What is not Data Modeling
Single table design
I have seen this once, where an engineer was pushing for a single table for all the data. He was saying something along the lines that it is easier to query and that we don’t need to worry about joins, this is properly denormalized data. Don’t do this!
Conclusion
Throughout my career, I’ve seen various approaches to data modeling, some leading to significant issues due to misunderstandings and poor maintenance. I intentionally didn’t go deeper into some details, but for a deeper dive into these topics, I recommend “The Data Warehouse Toolkit” by Ralph Kimball and Margy Ross. Probably the most comprehensive guide to dimensional modeling and data warehousing, considered the bible of data warehousing.
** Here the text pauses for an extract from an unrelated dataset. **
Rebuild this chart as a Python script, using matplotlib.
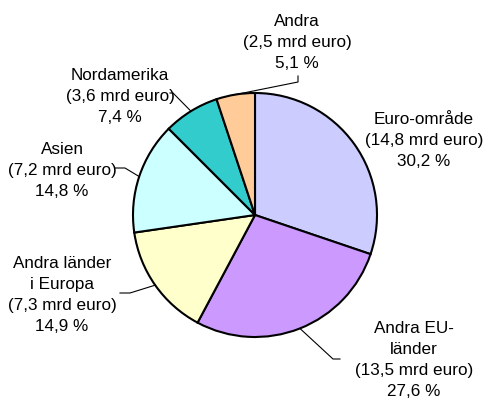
import matplotlib.pyplot as plt
import numpy as np

plt.rcParams['font.family'] = ['Liberation Sans', 'DejaVu Sans']

# andel av export per region, medurs från klockan tolv
regions = ["Euro-område", "Andra EU-\nländer", "Andra länder\ni Europa",
           "Asien", "Nordamerika", "Andra"]
mrd_euro = [14.8, 13.5, 7.3, 7.2, 3.6, 2.5]
percent = [30.2, 27.6, 14.9, 14.8, 7.4, 5.1]
colors = ["#ccccff", "#cc99ff", "#ffffcc", "#ccffff", "#33cccc", "#ffcc99"]

W, H = 483, 401
fig = plt.figure(figsize=(W / 100, H / 100), dpi=100)
ax = fig.add_axes([0, 0, 1, 1])

cx, cy, r = 255, H - 215, 122
wedges, _ = ax.pie(percent, colors=colors, startangle=90, counterclock=False,
                   center=(cx, cy), radius=r, frame=True,
                   wedgeprops=dict(edgecolor='black', linewidth=1.5))
ax.set_xlim(0, W)
ax.set_ylim(0, H)
ax.set_aspect('equal')
ax.axis('off')

# text position (px from top-left), elbow, end of horizontal stub
layout = [
    ((424, 141), None, None),
    ((414, 360), (333, 359), (340, 359)),
    ((62, 295), (130, 293), (120, 293)),
    ((62, 170), (125, 168), (115, 168)),
    ((120, 97), (173, 93), (170, 93)),
    ((297, 43), (298, 82), (298, 76)),
]

for w, name, val, pct, (tpos, elbow, stub) in zip(wedges, regions, mrd_euro, percent, layout):
    label = "%s\n(%s mrd euro)\n%s %%" % (name, str(val).replace('.', ','),
                                          str(pct).replace('.', ','))
    ax.text(tpos[0], H - tpos[1], label, ha='center', va='center',
            fontsize=12.3, linespacing=1.5)
    if elbow is None:
        continue
    ang = np.deg2rad((w.theta1 + w.theta2) / 2)
    px, py = cx + r * np.cos(ang), cy + r * np.sin(ang)
    ax.plot([px, elbow[0], stub[0]], [py, H - elbow[1], H - stub[1]],
            color='black', linewidth=0.8)

fig.savefig("out.png", dpi=100)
link to amazon: The Data Warehouse Toolkit
Summary of Differences
| Transactional | Analytical | |
|---|---|---|
| Purpose | daily operations and transactions in business | analysis, decision-making, business intelligence |
| Structure | normalized to reduce redundancy and improve data integrity | denormalized - allows complex queries and aggregations |
| Design | ERD, UML, normalization | dimensional modeling, star schema, snowflake schema |
| Tools | SQL, ORM | SQL, OLAP, BI tools |
| Performance | high write, low read | low write, high read |
| Query | simple queries, CRUD operations | complex queries, aggregations, joins |
| Processing | OLTP (Online Transaction Processing) | OLAP (Online Analytical Processing) |
| Examples | sales/order processing, inventory management, customer service(CRM) | data warehousing, data mining, predictive models |
As you can see, data modeling is vital for performance and usability. The best solution depends on your specific use case. Let me know if you found anything interesting and worth exploring further. I’m sure I will write more about various data engineering topics in the future.